L'invité de La Matinale (vidéo) - Jean-Marc Ayrault, ancien Premier ministre français
L'invité de La Matinale (vidéo) - Jean-Marc Ayrault, ancien Premier ministre français / La Matinale / 12 min. / le 12 avril 2022
Invité de La Matinale, l'ancien Premier ministre sous François Hollande Jean-Marc Ayrault estime que "la menace" d'une élection de Marine Le Pen à la présidence française est "réelle". Selon lui, la candidate du Rassemblement national (RN) profite d'une banalisation de l'extrême droite en France.

Lors du premier tour de l'élection présidentielle française dimanche, Marine Le Pen est arrivée deuxième avec 23,15% des voix, derrière Emmanuel Macron, qui a récolté 27,84% des suffrages. Mais pour Jean-Marc Ayrault, la tendance pourrait s'inverser lors du second tour: "Marine Le Pen peut être élue. Mais je pense qu'elle n'a pas les compétences, ni les conceptions qui conviennent à la France, ni à l'Europe, ni au monde."

>> Le suivi de la journée d'élection dimanche : Les résultats définitifs du 1er tour de la présidentielle française sont tombés

L'ancien Premier ministre de poursuivre: "C'est une élection très importante, qui concerne les Français, mais je comprends que les autres pays s'intéressent beaucoup au deuxième tour de l'élection présidentielle. Je le dis sincèrement et franchement, il y a pour la première fois un risque d'une élection d'une candidature d'extrême droite en France. La menace est réelle, et il faut prendre les choses avec sérieux."

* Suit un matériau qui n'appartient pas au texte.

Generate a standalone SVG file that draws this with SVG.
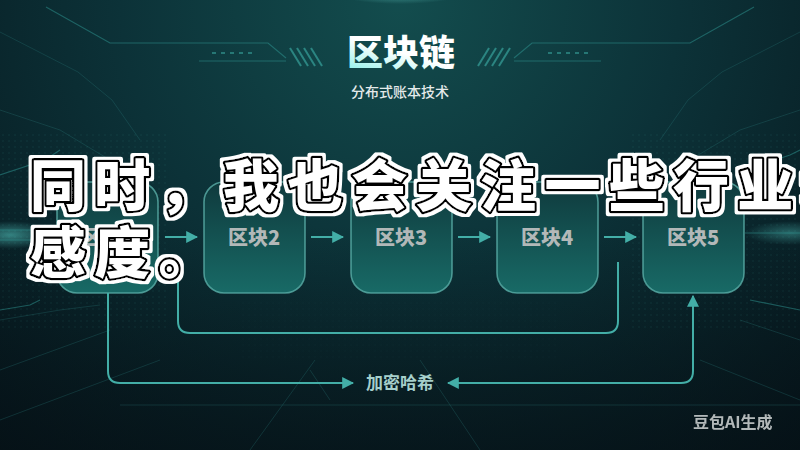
<svg xmlns="http://www.w3.org/2000/svg" width="800" height="450" viewBox="0 0 800 450">
  <style>
    .deco { fill: none; stroke: #2f9893; stroke-width: 1.2; opacity: 0.5; }
    .faint { fill: none; stroke: #2a7f7c; stroke-width: 1; opacity: 0.28; }
    .block rect { fill: url(#blockGrad); stroke: #5aaea7; stroke-width: 1.6; stroke-opacity: 0.8; }
    .block text { font-family: "Noto Sans CJK SC", "Noto Sans", sans-serif; font-weight: 900; font-size: 20px; fill: #b2b8b8; text-anchor: middle; }
    .conn { fill: none; stroke: #43aea7; stroke-width: 2; }
    .title { font-family: "Noto Sans CJK SC", sans-serif; font-weight: 900; font-size: 36px; text-anchor: middle; fill: url(#titleGrad); }
    .sub { font-family: "Noto Sans CJK SC", sans-serif; font-weight: 500; font-size: 14px; text-anchor: middle; fill: #e4eaea; }
    .lbl { font-family: "Noto Sans CJK SC", sans-serif; font-weight: 700; font-size: 17px; text-anchor: middle; fill: #a6cfcb; }
    .wm { font-family: "Noto Sans CJK SC", sans-serif; font-weight: 700; font-size: 16px; fill: #d2d6d6; opacity: 0.85; }
  </style>
  <defs>
    <radialGradient id="bgGrad" cx="400" cy="0" r="620" gradientUnits="userSpaceOnUse">
      <stop offset="0" stop-color="#134d4e"/>
      <stop offset="0.45" stop-color="#0c3238"/>
      <stop offset="1" stop-color="#06141a"/>
    </radialGradient>
    <linearGradient id="bottomShade" x1="0" y1="0" x2="0" y2="1">
      <stop offset="0.5" stop-color="#050f14" stop-opacity="0"/>
      <stop offset="1" stop-color="#050f14" stop-opacity="0.6"/>
    </linearGradient>
    <radialGradient id="topGlow" cx="0.5" cy="0" r="0.7">
      <stop offset="0" stop-color="#7ff5ec" stop-opacity="0.6"/>
      <stop offset="1" stop-color="#7ff5ec" stop-opacity="0"/>
    </radialGradient>
    <radialGradient id="sideGlow" cx="0.5" cy="0.5" r="0.5">
      <stop offset="0" stop-color="#5fe3da" stop-opacity="0.5"/>
      <stop offset="1" stop-color="#5fe3da" stop-opacity="0"/>
    </radialGradient>
    <linearGradient id="blockGrad" x1="0" y1="0" x2="0" y2="1">
      <stop offset="0" stop-color="#0f3a3d"/>
      <stop offset="1" stop-color="#186a66"/>
    </linearGradient>
    <linearGradient id="titleGrad" x1="0" y1="1" x2="0.6" y2="0">
      <stop offset="0" stop-color="#7eefe6"/>
      <stop offset="0.55" stop-color="#ffffff"/>
      <stop offset="1" stop-color="#ffffff"/>
    </linearGradient>
    <pattern id="dots" width="6" height="6" patternUnits="userSpaceOnUse">
      <circle cx="3" cy="3" r="0.7" fill="#3aa7a0"/>
    </pattern>
    <marker id="arrow" viewBox="0 0 10 10" refX="9" refY="5" markerWidth="6" markerHeight="6" orient="auto-start-reverse" markerUnits="strokeWidth">
      <path d="M0,0 L10,5 L0,10 z" fill="#43aea7"/>
    </marker>
    <filter id="capHalo" x="-5%" y="-20%" width="110%" height="140%">
      <feMorphology in="SourceAlpha" operator="dilate" radius="3" result="fat"/>
      <feFlood flood-color="#ffffff"/>
      <feComposite in2="fat" operator="in" result="whiteHalo"/>
      <feMerge>
        <feMergeNode in="whiteHalo"/>
        <feMergeNode in="SourceGraphic"/>
      </feMerge>
    </filter>
  </defs>

  <!-- background -->
  <rect width="800" height="450" fill="url(#bgGrad)"/>
  <rect width="800" height="450" fill="url(#bottomShade)"/>
  <ellipse cx="400" cy="0" rx="50" ry="10" fill="url(#topGlow)"/>
  <rect x="0" y="130" width="170" height="200" fill="url(#dots)" opacity="0.16"/>
  <rect x="630" y="130" width="170" height="200" fill="url(#dots)" opacity="0.16"/>
  <rect x="240" y="300" width="320" height="60" fill="url(#dots)" opacity="0.05"/>

  <!-- decorative lines around title -->
  <g id="decoration">
    <polyline class="deco" points="46,7 110,43 268,43 286,58"/>
    <polyline class="deco" points="199,61 286,61"/>
    <g stroke="#3aa9a2" stroke-width="2" opacity="0.55">
      <line x1="212" y1="53" x2="216" y2="53"/><line x1="221" y1="53" x2="225" y2="53"/>
      <line x1="230" y1="53" x2="234" y2="53"/><line x1="239" y1="53" x2="243" y2="53"/>
      <line x1="248" y1="53" x2="252" y2="53"/>
    </g>
    <g stroke="#3aa9a2" stroke-width="2" opacity="0.65">
      <line x1="290" y1="48" x2="301" y2="66"/><line x1="297" y1="48" x2="308" y2="66"/>
      <line x1="304" y1="48" x2="315" y2="66"/><line x1="311" y1="48" x2="322" y2="66"/>
    </g>
    <polyline class="deco" points="754,7 690,43 532,43 514,58"/>
    <polyline class="deco" points="601,61 514,61"/>
    <g stroke="#3aa9a2" stroke-width="2" opacity="0.55">
      <line x1="584" y1="53" x2="588" y2="53"/><line x1="575" y1="53" x2="579" y2="53"/>
      <line x1="566" y1="53" x2="570" y2="53"/><line x1="557" y1="53" x2="561" y2="53"/>
      <line x1="548" y1="53" x2="552" y2="53"/>
    </g>
    <g stroke="#3aa9a2" stroke-width="2" opacity="0.65">
      <line x1="510" y1="48" x2="499" y2="66"/><line x1="503" y1="48" x2="492" y2="66"/>
      <line x1="496" y1="48" x2="485" y2="66"/><line x1="489" y1="48" x2="478" y2="66"/>
    </g>
    <polyline class="faint" points="0,32 78,72 112,100 140,140"/>
    <polyline class="faint" points="800,32 722,72 688,100 660,140"/>
    <polyline class="faint" points="0,110 60,130 110,160"/>
    <polyline class="faint" points="800,110 740,130 690,160"/>
    <ellipse cx="10" cy="235" rx="45" ry="14" fill="url(#sideGlow)"/>
    <ellipse cx="790" cy="233" rx="45" ry="12" fill="url(#sideGlow)" opacity="0.7"/>
    <polyline class="deco" points="0,230 55,230"/>
    <polyline class="deco" points="0,240 45,240"/>
    <polyline class="deco" points="0,175 45,160 60,150"/>
    <polyline class="deco" points="745,233 800,233"/>
    <polyline class="deco" points="745,170 790,155 800,150"/>
    <polyline class="deco" points="0,310 30,305 40,300"/>
    <polyline class="faint" points="0,320 60,310 100,305"/>
    <polyline class="deco" points="750,300 800,310"/>
    <polyline class="faint" points="740,320 800,340"/>
    <polyline class="faint" points="0,370 110,330"/>
    <polyline class="faint" points="0,420 160,360"/>
    <polyline class="faint" points="120,405 800,405"/>
    <polyline class="faint" points="250,450 315,360"/>
    <polyline class="faint" points="480,450 420,360"/>
    <polyline class="faint" points="330,400 310,370"/>
    <polyline class="faint" points="700,360 800,400"/>
  </g>

  <!-- title -->
  <g id="title">
    <text class="title" x="401" y="66">区块链</text>
    <text class="sub" x="400" y="97">分布式账本技术</text>
  </g>

  <!-- blocks -->
  <g id="block1" class="block"><rect x="57" y="182" width="101" height="111" rx="20"/><text x="107" y="245">区块1</text></g>
  <g id="block2" class="block"><rect x="204" y="182" width="101" height="111" rx="20"/><text x="254" y="245">区块2</text></g>
  <g id="block3" class="block"><rect x="351" y="182" width="101" height="111" rx="20"/><text x="401" y="245">区块3</text></g>
  <g id="block4" class="block"><rect x="497" y="182" width="101" height="111" rx="20"/><text x="547" y="245">区块4</text></g>
  <g id="block5" class="block"><rect x="643" y="182" width="101" height="111" rx="20"/><text x="693" y="245">区块5</text></g>

  <!-- connectors -->
  <g id="connectors">
    <line class="conn" x1="165" y1="237" x2="197" y2="237" marker-end="url(#arrow)"/>
    <line class="conn" x1="311" y1="237" x2="343" y2="237" marker-end="url(#arrow)"/>
    <line class="conn" x1="458" y1="237" x2="490" y2="237" marker-end="url(#arrow)"/>
    <line class="conn" x1="604" y1="237" x2="636" y2="237" marker-end="url(#arrow)"/>
    <path class="conn" d="M178,262 V321 Q178,333 190,333 H606 Q618,333 618,321 V262"/>
    <path class="conn" d="M108,293 V371 Q108,383 120,383 H353" marker-end="url(#arrow)"/>
    <path class="conn" d="M448,383 H681 Q693,383 693,371 V296" marker-start="url(#arrow)" marker-end="url(#arrow)"/>
  </g>
  <g id="hash-label">
    <text class="lbl" x="400" y="389">加密哈希</text>
  </g>

  <!-- watermark -->
  <text class="wm" x="693" y="428">豆包AI生成</text>

  <!-- overlaid caption -->
  <g id="caption" filter="url(#capHalo)">
    <text font-family="Noto Sans CJK SC, sans-serif" font-weight="900" font-size="56" letter-spacing="8.3" fill="#ffffff" stroke="#000000" stroke-width="4.5" stroke-linejoin="round" paint-order="stroke"><tspan x="30" y="206">同时，我也会关注一些行业动</tspan><tspan x="30" y="273">感度。</tspan></text>
  </g>
</svg>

"Banalisation de l'extrême droite"

Jean-Marc Ayrault regrette que l'opinion publique française se soit peu à peu habituée aux idées de la candidate du Rassemblement national. "Il y a une forme de banalisation de l'extrême droite. En 2002, Jacques Chirac était au deuxième tour face à Jean-Marie Le Pen - le père de Marine Le Pen - et à l'époque il y avait des manifestations dans toute la France contre l'extrême droite, et Jaques Chirac a été élu à plus de 80%. Aujourd'hui il n'y a plus de manifestations contre l'extrême droite, ou il y en a très peu."

Marine Le Pen avance masquée dans cette campagne. Elle ne parle que du pouvoir d'achat, alors que son programme reste fondamentalement le même

Jean-Marc Ayraul, ancien Premier ministre français

L'ancien chef de gouvernement rappelle que Marine Le Pen a beaucoup travaillé à cette banalisation en essayant de modérer ses positions. Mais pour lui, "sur le fond, son programme n'a pas changé". Jean-Marc Ayrault estime aussi qu'elle a profité de la candidature d'Eric Zemmour "qui a été tellement caricatural que ça a finalement dédouané Marine Le Pen".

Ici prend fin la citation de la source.